Breast augmentation surgery is one of the most popular elective cosmetic surgical procedures. The association that modern society places on the ideal feminine form and large breasts contributes greatly to this.
Many women in deciding to undergo breast augmentation procedures often choose larger implants solely on this notion and take little time to consider the potential effects that such implants might have on their spine. Some do so to the degree of provoking conditions that require spinal surgery in the future.
Factoring in All Aspects of Breast Augmentation
While many factors such as the woman’s age, size, bone density and body proportions can affect how an ambitious breast augmentation procedure will affect her spine, simple physics helps to illustrate the root of the problem.
The larger the breast implant, the greater the shift in the center of gravity that they cause to the muscuskeletal system of the woman. As weight is increased beyond the body’s center, gravity acts as a magnifier of the pressure exerted on the spine from that excess weight. These increases in exertion of pressure can be as high as ten times the added weight.
This type of greatly increased pressure on the spine can provoke several undesired conditions, such as hyperlordosis, commonly known as swayback. This condition manifests itself physically by the pelvis resting directly on top of the thighs. Aesthetically this creates the outward appearance of the buttocks being more protruded. This usually occurs over time as the woman unconsciously attempts to compensate for the added pressure on her spine.
In the short term, these unconscious corrections provide relief. However, with time they create the hyperlordosis. In severe cases spinal surgery may be the only viable option to correct the damage done to the spine.
Assessing Whole Spine Health
For women with a pre-existing condition of scoliosis, a lateral curvature of the spine, ambitious breast augmentation can pose an even greater risk for back pain and spinal problems. While severe cases of scoliosis are detected at childhood, cases of degenerative and undiagnosed scoliosis also exist. Some studies indicate that as much as 5% of the population have scoliosis with curvatures so slight that they go undiagnosed.
However, when the added pressure caused by large breast implants is exerted on the spine, the effects are magnified in women with undiagnosed scoliosis. In the case of the degenerative form of scoliosis, it is caused by the degeneration of the spinal disks as people age.
This means that as a woman with large breasts implants ages, the cumulative effects of the added pressure may be intensified due the the aging of the discs. Be it undiagnosed or degenerative, any manifestation of scoliosis coupled with ambitious breast augmentation will greatly increase the possibility of spinal surgery being required in the future.
A question may arise of how large is too large for breast augmentation? Some studies indicate that breast implants of 400-grams and greater have the propensity to cause the greatest number of spinal problems. It really should not be an issue of trying to pinpoint a magic threshold.

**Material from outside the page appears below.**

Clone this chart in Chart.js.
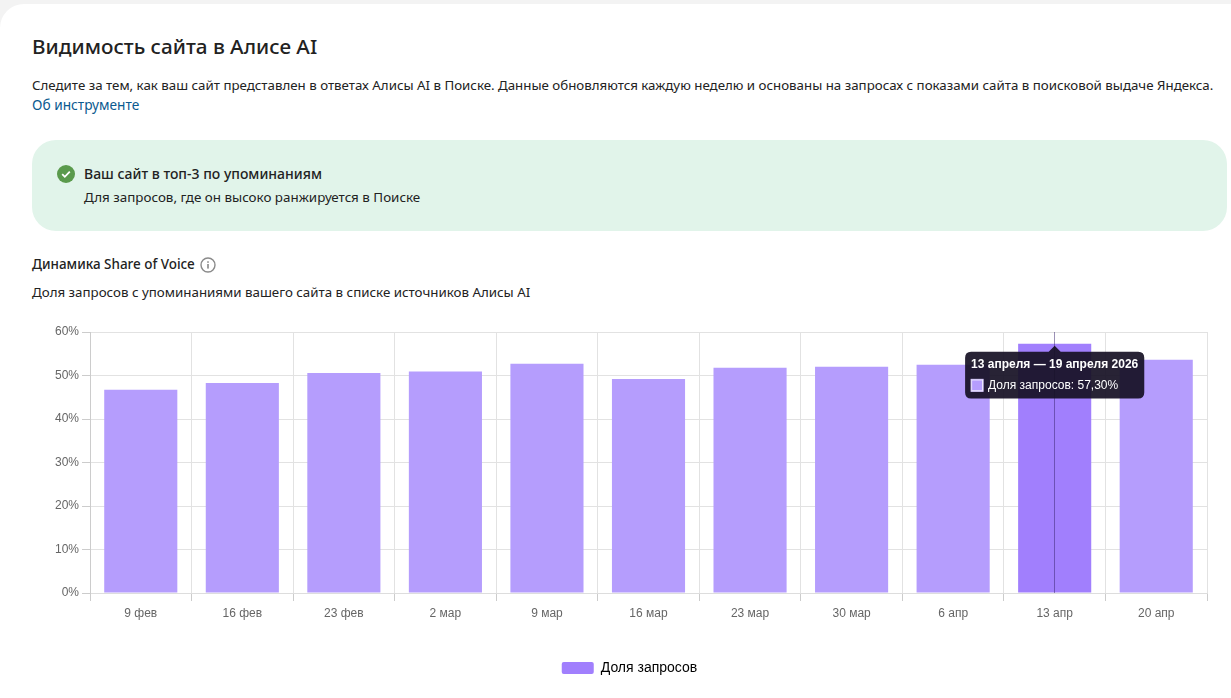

As stated earlier, each woman is different. The more practical answer would be that if a woman decides that she must have breast augmentation surgery, she should choose a breast size that provides her with the desired aesthetic result, but within what could be called a more natural look. Many times larger options are pursued simply because no consideration was given to more subtle augmentations. A subtle breasts implant augmentation choice can in the majority of instances yield the desired aesthetic results without having to risk the woman’s spinal health.